Contraintes financières et problèmes de légitimité: la Banque mondiale et le FMI, qui ont tenu leur assemblée générale cette semaine à Washington, sont confrontés à des défis de taille à un an de leur 70e anniversaire.

Tous les yeux étant braqués sur la crise budgétaire américaine, le grand raout a épargné au Fonds monétaire international (FMI) un nouveau débat épineux sur les effets néfastes de l'austérité qu'il applique notamment dans la zone euro.

Mais le FMI a été une nouvelle fois montré du doigt pour son manque de représentativité: depuis plusieurs années, les pays émergents clament que leurs droits de vote dans l'institution ne reflètent plus le réel état du monde.

À l'heure actuelle, la Chine pèse à peine plus lourd que l'Italie au sein du FMI, qui a par ailleurs toujours été dirigé par un Européen depuis sa création en 1944.

Une réforme de la gouvernance est dans les tuyaux depuis trois ans mais son entrée en vigueur est bloquée par le veto de fait des États-Unis qui doivent la faire ratifier par le Congrès. La patronne du FMI, Christine Lagarde, n'a pu que constater son impuissance en déplorant mercredi une nouvelle fois qu'un «important membre» manquait à l'appel.

«Nous devons être plus représentatif et refléter (les) changements» dans l'économie mondiale, a-t-elle insisté vendredi, mais elle n'a toutefois aucun moyen de tordre le bras de son premier actionnaire.

«Cela pose un vrai problème de crédibilité et cela montre que l'institution est obsolète», explique à l'AFP Jacob Funk Kirkegaard, chercheur au Peterson Institute de Washington.

Les grands pays émergents des Brics, qui bouillent d'impatience, ont amorcé leur contre-attaque en annonçant la création de leur propre fonds monétaire qui devrait être finalisé courant 2014, a précisé vendredi le gouverneur de la Banque centrale brésilienne.

«Chine et Inde ne peuvent plus accepter d'avoir une voix aussi faible. C'est aussi une question de survie pour le FMI», décrypte Nicolas Mombrial, responsable d'Oxfam à Washington.

En dépit des critiques, le FMI a encore de beaux jours devant lui: actuellement associé à quatre plans de sauvetage en zone euro, il reste au centre de l'échiquier économique mondial pour son rôle de gardien de l'orthodoxie budgétaire.

«Réductions d'effectifs»

Mastodonte du développement, la Banque mondiale est elle confronté à des défis plus urgents. Arrivé à la tête de l'institution en juillet 2012, Jim Yong Kim a amorcé un recentrage vers la lutte contre l'extrême pauvreté et encouragé une vaste réorganisation interne pour lutter «contre la bureaucratie» et la «culture de la peur» de ses équipes.

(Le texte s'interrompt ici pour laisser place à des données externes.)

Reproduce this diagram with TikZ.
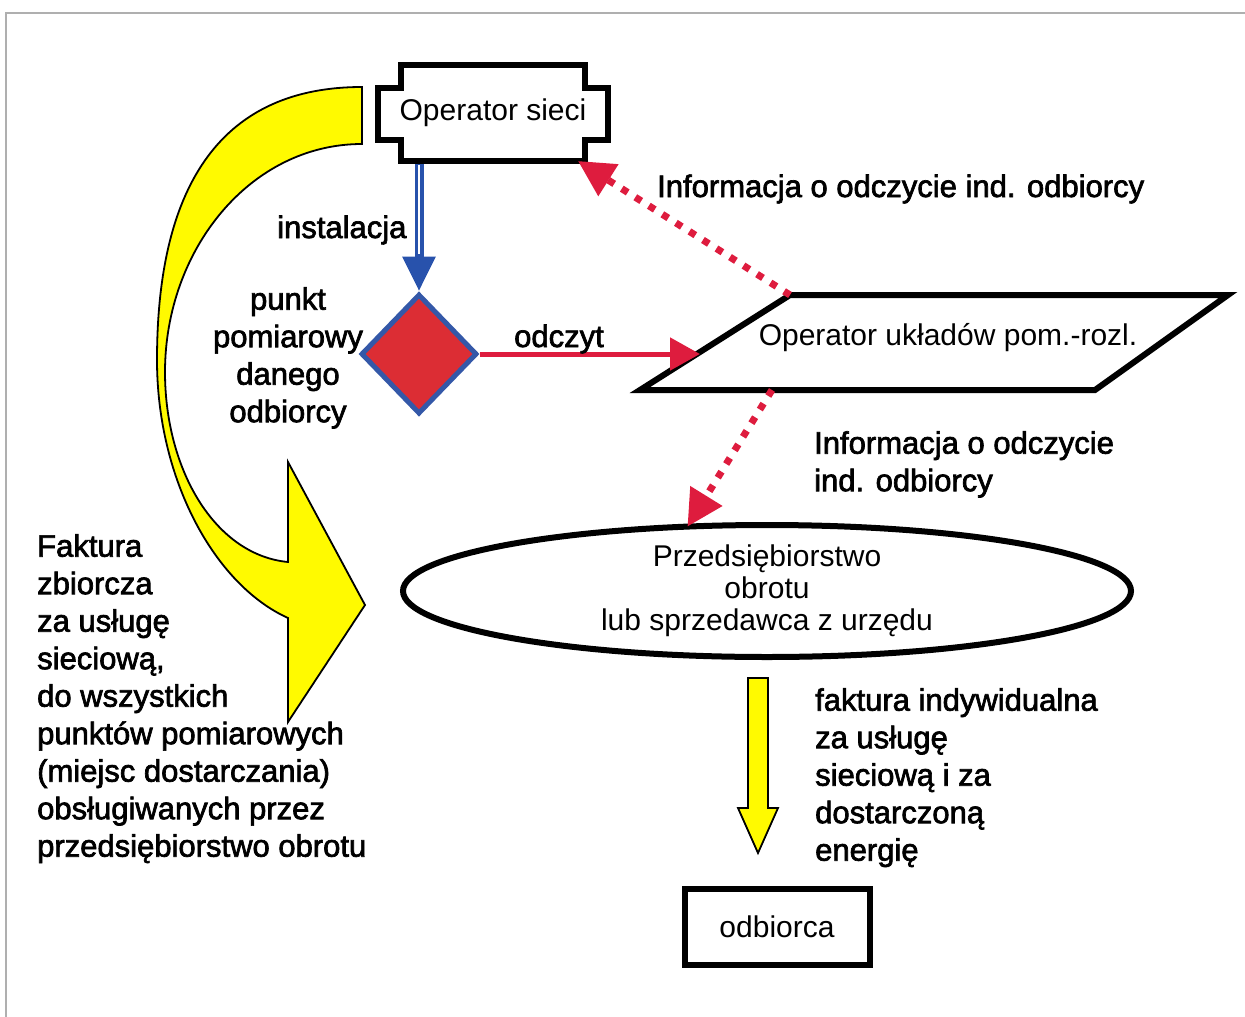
\documentclass[tikz,border=0pt]{standalone}
\usepackage{fontspec}
\setmainfont{Liberation Sans}
\newfontfamily\lblfont[FakeBold=2.2]{Liberation Sans}
\usetikzlibrary{arrows.meta,shapes.geometric,calc}
\definecolor{dotred}{RGB}{222,28,62}
\definecolor{pointred}{RGB}{220,45,52}
\definecolor{pointblue}{RGB}{52,88,168}
\definecolor{instblue}{RGB}{40,82,172}
\definecolor{billyellow}{RGB}{255,250,0}
\definecolor{framegray}{RGB}{175,175,175}
\begin{document}
\begin{tikzpicture}[x=1pt,y=-1pt,
  boxline/.style={line width=6pt, black, line join=miter},
  nodetxt/.style={font=\fontsize{30}{32}\selectfont, inner sep=0pt, outer sep=0pt},
  lbl/.style={font=\lblfont\fontsize{31}{37.5}\selectfont, inner sep=0pt},
  dotarrow/.style={dotred, line width=7pt, dash pattern=on 7pt off 9pt,
    -{Triangle[length=36pt,width=36pt]}},
  billfill/.style={fill=billyellow, draw=black, line width=1.8pt, line join=miter}
]
\useasboundingbox (0,0) rectangle (1245,1017);
% page frame
\draw[framegray, line width=1.5pt] (6,1017) -- (6,13) -- (1245,13);

% curved yellow arrow for the collective invoice
\path[billfill] (362,87) .. controls (225,87) and (157,180) .. (157,360)
  .. controls (157,480) and (215,585) .. (288,618) -- (288,722) -- (365,605)
  -- (288,462) -- (288,562) .. controls (215,555) and (165,470) .. (165,372)
  .. controls (165,250) and (250,144) .. (362,144) -- cycle;

% network operator box with stepped corners
\node[nodetxt, minimum width=230pt, minimum height=96pt] (ops) at (493,113) {Operator sieci};

% metering point
\node[diamond, draw=pointblue, fill=pointred, line width=5pt, minimum width=116pt,
  minimum height=120pt, inner sep=0pt] (pt) at (419,354) {};

% metering operator parallelogram
\coordinate (pA) at (790,295);
\coordinate (pB) at (1228,295);
\coordinate (pC) at (1095,390);
\coordinate (pD) at (640,390);
\coordinate (pin) at ($(pD)!0.4!(pA)$);
\coordinate (pout) at ($(pD)!0.29!(pC)$);
\draw[boxline] (pA) -- (pB) -- (pC) -- (pD) -- cycle;
\node[nodetxt] (our) at (948,338) {Operator układów pom.-rozl.};

% trading company
\node[ellipse, draw, line width=6pt, minimum width=728pt, minimum height=132pt,
  nodetxt, align=center] (ell) at (767,591)
  {Przedsiębiorstwo\\obrotu\\lub sprzedawca z urzędu};

% customer
\node[draw, line width=6pt, minimum width=185pt, minimum height=76pt, nodetxt] (odb)
  at (777,927) {odbiorca};

% installation arrow (double blue line)
\draw[instblue, line width=9pt, -{Triangle[length=35pt,width=31pt]}]
  ($(pt.north |- ops.south)+(0,2)$) -- (pt.north);
\draw[white, line width=2.5pt] ($(pt.north |- ops.south)+(0,4)$) -- ($(pt.north)+(0,-38)$);

\draw[boxline] ([xshift=23pt]ops.north west) -- ([xshift=-23pt]ops.north east)
  -- ([xshift=-23pt,yshift=-23pt]ops.north east) -- ([yshift=-23pt]ops.north east)
  -- ([yshift=21pt]ops.south east) -- ([xshift=-23pt,yshift=21pt]ops.south east)
  -- ([xshift=-23pt]ops.south east) -- ([xshift=23pt]ops.south west)
  -- ([xshift=23pt,yshift=21pt]ops.south west) -- ([yshift=21pt]ops.south west)
  -- ([yshift=-23pt]ops.north west) -- ([xshift=23pt,yshift=-23pt]ops.north west)
  -- cycle;

% reading arrow
\draw[dotred, line width=5pt, -{Triangle[length=30pt,width=32pt]}] (pt.east) -- (pt.east -| pin);

% information arrows
\draw[dotarrow] (pA) -- ([xshift=-30pt]ops.south east);
\draw[dotarrow] (pout) -- (ell.141);

% individual invoice arrow
\path[billfill] (748,678) -- (768,678) -- (768,808) -- (778,808) -- (758,853)
  -- (738,808) -- (748,808) -- cycle;

% labels
\node[lbl, anchor=base west] (linfo1) at (657,197) {Informacja o odczycie ind. odbiorcy};
\node[lbl, anchor=base west] (linst) at (277,238) {instalacja};
\node[lbl, anchor=base west] (lodc) at (514,347) {odczyt};
\node[lbl, anchor=north, align=center] (lpunkt) at (288,287) {punkt\\pomiarowy\\danego\\odbiorcy};
\node[lbl, anchor=north west, align=left] (linfo2) at (814,431) {Informacja o odczycie\\ind. odbiorcy};
\node[lbl, anchor=north west, align=left] (lfind) at (815,688)
  {faktura indywidualna\\za usługę\\sieciową i za\\dostarczoną\\energię};
\node[lbl, anchor=north west, align=left] (lfzb) at (37,534)
  {Faktura\\zbiorcza\\za usługę\\sieciową,\\do wszystkich\\punktów pomiarowych\\(miejsc dostarczania)\\obsługiwanych przez\\przedsiębiorstwo obrotu};
\end{tikzpicture}
\end{document}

«Une institution dédiée au développement ne peut pas être opérationnelle quand ses clients sont désorientés» par son organisation, a-t-il ajouté.

L'institution fait par ailleurs face à la concurrence de nouveaux acteurs du développement (secteur privé, Chine, fondations), qui menacent de lui tailler des croupières en Afrique, et doit convaincre dans les prochains mois ses États membres de remettre la main au portefeuille pour réapprovisionner sa branche dédiée aux pays pauvres (IDA).

«Les principaux pays donateurs veulent que leur argent aboutisse à davantage de résultats», assure M. Kierkegaard.

Le «docteur Kim» a également annoncé un vaste plan d'économies de 400 millions de dollars pour ramener le budget de fonctionnement annuel de l'institution à 4,6 milliards de dollars dans trois ans.

Les économies devraient être centrées sur les frais de voyage et immobilier mais les quelque 10 000 employés de la Banque dans le monde ne seront pas indemnes. «Il y aura des réductions d'effectifs», a prévenu M. Kim, qui prend le risque de bousculer ses équipes.

Cette nouvelle stratégie tous azimuts a reçu le soutien explicite des États-Unis vendredi mais risque de se heurter à l'opposition d'autres États membres.

«La question qui se pose est cruciale: comment s'assurer d'être plus flexible sans régresser sur les standards de qualité? Il va y avoir un vrai débat au sein des États membres», résume Nicolas Mombrial.